Written task
Set down each record exactly as written.

Material to process
-=-=-=-=-

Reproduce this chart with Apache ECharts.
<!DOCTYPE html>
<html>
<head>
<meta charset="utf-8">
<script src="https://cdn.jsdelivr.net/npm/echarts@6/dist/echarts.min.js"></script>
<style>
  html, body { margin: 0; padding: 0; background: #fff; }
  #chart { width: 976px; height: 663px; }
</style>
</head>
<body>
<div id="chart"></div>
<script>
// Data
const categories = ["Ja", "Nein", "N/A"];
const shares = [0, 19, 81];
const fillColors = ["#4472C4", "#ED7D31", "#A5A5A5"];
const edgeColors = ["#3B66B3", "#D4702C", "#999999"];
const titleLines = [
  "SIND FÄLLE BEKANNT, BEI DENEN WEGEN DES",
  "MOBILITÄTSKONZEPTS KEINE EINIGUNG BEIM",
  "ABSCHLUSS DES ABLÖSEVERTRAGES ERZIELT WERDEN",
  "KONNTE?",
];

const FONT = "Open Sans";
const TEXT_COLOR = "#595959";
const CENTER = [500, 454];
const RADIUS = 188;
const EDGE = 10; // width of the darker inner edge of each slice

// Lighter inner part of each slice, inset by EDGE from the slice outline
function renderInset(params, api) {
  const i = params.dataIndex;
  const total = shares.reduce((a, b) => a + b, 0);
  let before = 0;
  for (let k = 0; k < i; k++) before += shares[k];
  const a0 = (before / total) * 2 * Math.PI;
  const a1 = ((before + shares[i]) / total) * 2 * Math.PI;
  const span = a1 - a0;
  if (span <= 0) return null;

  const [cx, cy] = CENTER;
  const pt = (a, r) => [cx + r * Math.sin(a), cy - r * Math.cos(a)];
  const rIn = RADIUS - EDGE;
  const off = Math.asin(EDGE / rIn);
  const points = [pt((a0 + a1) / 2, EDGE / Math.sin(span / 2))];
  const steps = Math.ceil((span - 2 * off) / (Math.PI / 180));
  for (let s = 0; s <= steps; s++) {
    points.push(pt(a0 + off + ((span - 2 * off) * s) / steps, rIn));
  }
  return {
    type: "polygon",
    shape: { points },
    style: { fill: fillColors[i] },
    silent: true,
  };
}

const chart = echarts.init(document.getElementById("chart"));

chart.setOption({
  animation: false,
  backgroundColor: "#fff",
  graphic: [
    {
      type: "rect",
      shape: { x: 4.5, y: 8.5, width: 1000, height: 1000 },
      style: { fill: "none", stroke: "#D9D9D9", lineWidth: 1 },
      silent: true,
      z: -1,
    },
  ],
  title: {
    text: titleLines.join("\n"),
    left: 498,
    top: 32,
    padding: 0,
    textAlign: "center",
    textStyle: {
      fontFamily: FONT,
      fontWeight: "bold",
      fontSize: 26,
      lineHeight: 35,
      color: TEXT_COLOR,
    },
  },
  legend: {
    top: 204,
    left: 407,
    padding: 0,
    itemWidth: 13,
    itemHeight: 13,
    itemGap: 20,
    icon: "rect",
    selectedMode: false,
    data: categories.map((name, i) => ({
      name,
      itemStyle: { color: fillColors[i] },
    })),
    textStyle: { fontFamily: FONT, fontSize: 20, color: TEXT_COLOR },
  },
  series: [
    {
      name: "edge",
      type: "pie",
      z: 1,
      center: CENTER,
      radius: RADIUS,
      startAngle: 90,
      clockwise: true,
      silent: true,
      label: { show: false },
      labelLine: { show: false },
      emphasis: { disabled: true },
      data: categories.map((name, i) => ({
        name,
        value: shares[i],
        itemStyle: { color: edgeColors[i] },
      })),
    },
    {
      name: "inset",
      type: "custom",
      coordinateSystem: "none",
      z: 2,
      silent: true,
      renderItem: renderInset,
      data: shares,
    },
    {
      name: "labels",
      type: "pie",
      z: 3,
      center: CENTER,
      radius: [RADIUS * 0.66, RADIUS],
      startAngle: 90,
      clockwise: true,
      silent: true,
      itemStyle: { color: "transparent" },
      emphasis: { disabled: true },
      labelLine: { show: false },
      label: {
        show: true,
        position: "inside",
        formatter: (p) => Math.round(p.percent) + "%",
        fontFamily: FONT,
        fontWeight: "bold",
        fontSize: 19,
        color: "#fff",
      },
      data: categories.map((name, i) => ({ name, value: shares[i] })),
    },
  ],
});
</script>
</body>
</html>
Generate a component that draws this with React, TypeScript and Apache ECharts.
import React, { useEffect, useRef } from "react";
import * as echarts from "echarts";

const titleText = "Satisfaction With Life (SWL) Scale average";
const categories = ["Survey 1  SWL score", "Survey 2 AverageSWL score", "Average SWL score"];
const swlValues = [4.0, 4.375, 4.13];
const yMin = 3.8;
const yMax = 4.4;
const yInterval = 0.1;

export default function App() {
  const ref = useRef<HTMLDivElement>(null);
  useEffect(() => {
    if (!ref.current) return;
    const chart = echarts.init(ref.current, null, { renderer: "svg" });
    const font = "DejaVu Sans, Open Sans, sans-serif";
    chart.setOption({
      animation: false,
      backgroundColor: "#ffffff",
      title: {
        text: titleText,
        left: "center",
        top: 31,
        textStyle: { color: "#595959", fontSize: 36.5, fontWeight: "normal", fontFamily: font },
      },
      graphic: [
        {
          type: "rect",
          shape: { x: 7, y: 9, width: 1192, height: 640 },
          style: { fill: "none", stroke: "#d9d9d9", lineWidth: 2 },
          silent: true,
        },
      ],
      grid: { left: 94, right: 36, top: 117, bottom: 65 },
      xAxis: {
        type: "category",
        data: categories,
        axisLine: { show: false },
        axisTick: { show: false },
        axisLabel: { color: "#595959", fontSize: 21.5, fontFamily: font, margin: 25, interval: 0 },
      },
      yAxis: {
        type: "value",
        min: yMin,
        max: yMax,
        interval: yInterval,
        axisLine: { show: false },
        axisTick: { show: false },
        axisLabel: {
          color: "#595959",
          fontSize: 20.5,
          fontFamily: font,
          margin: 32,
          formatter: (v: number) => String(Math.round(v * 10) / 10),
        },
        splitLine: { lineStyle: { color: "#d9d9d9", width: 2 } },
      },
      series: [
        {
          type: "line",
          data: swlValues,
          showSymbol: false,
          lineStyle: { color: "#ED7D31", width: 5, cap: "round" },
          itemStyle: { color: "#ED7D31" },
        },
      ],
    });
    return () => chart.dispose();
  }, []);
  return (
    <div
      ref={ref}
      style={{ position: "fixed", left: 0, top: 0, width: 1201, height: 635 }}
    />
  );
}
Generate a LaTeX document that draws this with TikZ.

-=-=-=-=-

Exercise response
Reproduce this chart with Apache ECharts.
<!DOCTYPE html>
<html>
<head>
<meta charset="utf-8">
<script src="https://cdn.jsdelivr.net/npm/echarts@6/dist/echarts.min.js"></script>
<style>
  html, body { margin: 0; padding: 0; background: #fff; }
  #chart { width: 976px; height: 663px; }
</style>
</head>
<body>
<div id="chart"></div>
<script>
// Data
const categories = ["Ja", "Nein", "N/A"];
const shares = [0, 19, 81];
const fillColors = ["#4472C4", "#ED7D31", "#A5A5A5"];
const edgeColors = ["#3B66B3", "#D4702C", "#999999"];
const titleLines = [
  "SIND FÄLLE BEKANNT, BEI DENEN WEGEN DES",
  "MOBILITÄTSKONZEPTS KEINE EINIGUNG BEIM",
  "ABSCHLUSS DES ABLÖSEVERTRAGES ERZIELT WERDEN",
  "KONNTE?",
];

const FONT = "Open Sans";
const TEXT_COLOR = "#595959";
const CENTER = [500, 454];
const RADIUS = 188;
const EDGE = 10; // width of the darker inner edge of each slice

// Lighter inner part of each slice, inset by EDGE from the slice outline
function renderInset(params, api) {
  const i = params.dataIndex;
  const total = shares.reduce((a, b) => a + b, 0);
  let before = 0;
  for (let k = 0; k < i; k++) before += shares[k];
  const a0 = (before / total) * 2 * Math.PI;
  const a1 = ((before + shares[i]) / total) * 2 * Math.PI;
  const span = a1 - a0;
  if (span <= 0) return null;

  const [cx, cy] = CENTER;
  const pt = (a, r) => [cx + r * Math.sin(a), cy - r * Math.cos(a)];
  const rIn = RADIUS - EDGE;
  const off = Math.asin(EDGE / rIn);
  const points = [pt((a0 + a1) / 2, EDGE / Math.sin(span / 2))];
  const steps = Math.ceil((span - 2 * off) / (Math.PI / 180));
  for (let s = 0; s <= steps; s++) {
    points.push(pt(a0 + off + ((span - 2 * off) * s) / steps, rIn));
  }
  return {
    type: "polygon",
    shape: { points },
    style: { fill: fillColors[i] },
    silent: true,
  };
}

const chart = echarts.init(document.getElementById("chart"));

chart.setOption({
  animation: false,
  backgroundColor: "#fff",
  graphic: [
    {
      type: "rect",
      shape: { x: 4.5, y: 8.5, width: 1000, height: 1000 },
      style: { fill: "none", stroke: "#D9D9D9", lineWidth: 1 },
      silent: true,
      z: -1,
    },
  ],
  title: {
    text: titleLines.join("\n"),
    left: 498,
    top: 32,
    padding: 0,
    textAlign: "center",
    textStyle: {
      fontFamily: FONT,
      fontWeight: "bold",
      fontSize: 26,
      lineHeight: 35,
      color: TEXT_COLOR,
    },
  },
  legend: {
    top: 204,
    left: 407,
    padding: 0,
    itemWidth: 13,
    itemHeight: 13,
    itemGap: 20,
    icon: "rect",
    selectedMode: false,
    data: categories.map((name, i) => ({
      name,
      itemStyle: { color: fillColors[i] },
    })),
    textStyle: { fontFamily: FONT, fontSize: 20, color: TEXT_COLOR },
  },
  series: [
    {
      name: "edge",
      type: "pie",
      z: 1,
      center: CENTER,
      radius: RADIUS,
      startAngle: 90,
      clockwise: true,
      silent: true,
      label: { show: false },
      labelLine: { show: false },
      emphasis: { disabled: true },
      data: categories.map((name, i) => ({
        name,
        value: shares[i],
        itemStyle: { color: edgeColors[i] },
      })),
    },
    {
      name: "inset",
      type: "custom",
      coordinateSystem: "none",
      z: 2,
      silent: true,
      renderItem: renderInset,
      data: shares,
    },
    {
      name: "labels",
      type: "pie",
      z: 3,
      center: CENTER,
      radius: [RADIUS * 0.66, RADIUS],
      startAngle: 90,
      clockwise: true,
      silent: true,
      itemStyle: { color: "transparent" },
      emphasis: { disabled: true },
      labelLine: { show: false },
      label: {
        show: true,
        position: "inside",
        formatter: (p) => Math.round(p.percent) + "%",
        fontFamily: FONT,
        fontWeight: "bold",
        fontSize: 19,
        color: "#fff",
      },
      data: categories.map((name, i) => ({ name, value: shares[i] })),
    },
  ],
});
</script>
</body>
</html>
Generate a component that draws this with React, TypeScript and Apache ECharts.
import React, { useEffect, useRef } from "react";
import * as echarts from "echarts";

const titleText = "Satisfaction With Life (SWL) Scale average";
const categories = ["Survey 1  SWL score", "Survey 2 AverageSWL score", "Average SWL score"];
const swlValues = [4.0, 4.375, 4.13];
const yMin = 3.8;
const yMax = 4.4;
const yInterval = 0.1;

export default function App() {
  const ref = useRef<HTMLDivElement>(null);
  useEffect(() => {
    if (!ref.current) return;
    const chart = echarts.init(ref.current, null, { renderer: "svg" });
    const font = "DejaVu Sans, Open Sans, sans-serif";
    chart.setOption({
      animation: false,
      backgroundColor: "#ffffff",
      title: {
        text: titleText,
        left: "center",
        top: 31,
        textStyle: { color: "#595959", fontSize: 36.5, fontWeight: "normal", fontFamily: font },
      },
      graphic: [
        {
          type: "rect",
          shape: { x: 7, y: 9, width: 1192, height: 640 },
          style: { fill: "none", stroke: "#d9d9d9", lineWidth: 2 },
          silent: true,
        },
      ],
      grid: { left: 94, right: 36, top: 117, bottom: 65 },
      xAxis: {
        type: "category",
        data: categories,
        axisLine: { show: false },
        axisTick: { show: false },
        axisLabel: { color: "#595959", fontSize: 21.5, fontFamily: font, margin: 25, interval: 0 },
      },
      yAxis: {
        type: "value",
        min: yMin,
        max: yMax,
        interval: yInterval,
        axisLine: { show: false },
        axisTick: { show: false },
        axisLabel: {
          color: "#595959",
          fontSize: 20.5,
          fontFamily: font,
          margin: 32,
          formatter: (v: number) => String(Math.round(v * 10) / 10),
        },
        splitLine: { lineStyle: { color: "#d9d9d9", width: 2 } },
      },
      series: [
        {
          type: "line",
          data: swlValues,
          showSymbol: false,
          lineStyle: { color: "#ED7D31", width: 5, cap: "round" },
          itemStyle: { color: "#ED7D31" },
        },
      ],
    });
    return () => chart.dispose();
  }, []);
  return (
    <div
      ref={ref}
      style={{ position: "fixed", left: 0, top: 0, width: 1201, height: 635 }}
    />
  );
}
Generate a LaTeX document that draws this with TikZ.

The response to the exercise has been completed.